Sunday Nov 19

Asterisk PBX

Asterisk is a software implementation of a telephone private branch exchange (PBX) originally created in 1999 by Mark Spencer of Digium. Like any PBX, it allows attached telephones  to make calls to one another, and to connect to other telephone services including the public switched telephone network (PSTN) and Voice over Internet Protocol (VoIP) services.

Features

The Asterisk software includes many features available in proprietary PBX systems: voice mail, conference calling, interactive voice response (phone menus), and automatic call distribution. Users can create new functionality by writing dial plan scripts in several of Asterisk's own extensions languages, by adding custom loadable modules written in C, or by implementing Asterisk Gateway Interface (AGI) programs using any programming language capable of communicating via the standard streams system (stdin and stdout) or by network TCP sockets.

To attach traditional analog telephones to an Asterisk installation, or to connect to PSTN trunk lines, the server must be fitted with special hardware. Digium and a number of other firms sell PCI cards to attach telephones, telephone lines, T1 and E1 lines, and other analog and digital phone services to a server.

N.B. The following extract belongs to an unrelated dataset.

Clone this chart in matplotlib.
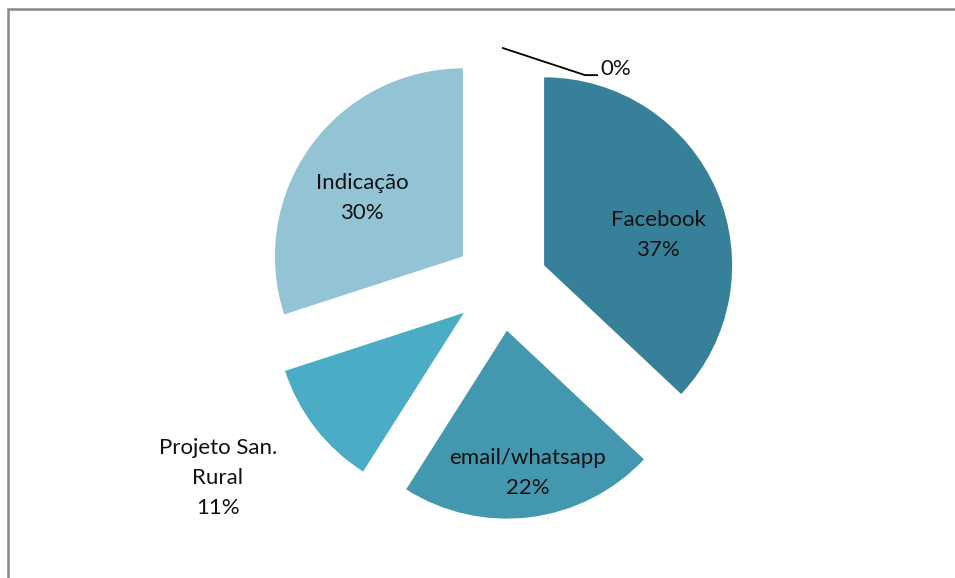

Perhaps of more interest to many deployers today, Asterisk also supports a wide range of Video and Voice over IP protocols, including SIP, MGCP and H.323. Asterisk can interoperate with most SIP telephones, acting both as registrar and as a gateway between IP phones and the PSTN. Asterisk developers have also designed a new protocol, Inter-Asterisk eXchange (IAX2), for efficient trunking of calls among Asterisk PBXes, and to VoIP service providers who support it. Some telephones support the IAX2 protocol directly (see Comparison of VoIP software for examples).

By supporting a mix of traditional and VoIP telephony services, Asterisk allows deployers to build new telephone systems, or gradually migrate existing systems to new technologies. Some sites are using Asterisk servers to replace proprietary PBXes; others to provide additional features (such as voice mail or voice response menus, or virtual call shops) or to reduce costs by carrying long-distance calls over the Internet (toll bypass).

VoIP telephone companies can, as an option, support Asterisk as a user agent or trunked connection with the IAX2 or SIP trunking protocols along with ATAs and other software user agents.

Asterisk was one of the first open source PBX software packages, of which there are now many.

In addition to VoIP protocols, Asterisk supports many traditional circuit-switching protocols such as ISDN and SS7. This requires appropriate hardware interface cards supporting such protocols, marketed by third-party vendors. Each protocol requires the installation of software modules such as Zaptel, Libpri, Libss7, chanss7, wanpipe and others. With these features, Asterisk provides a wide spectrum of communications options.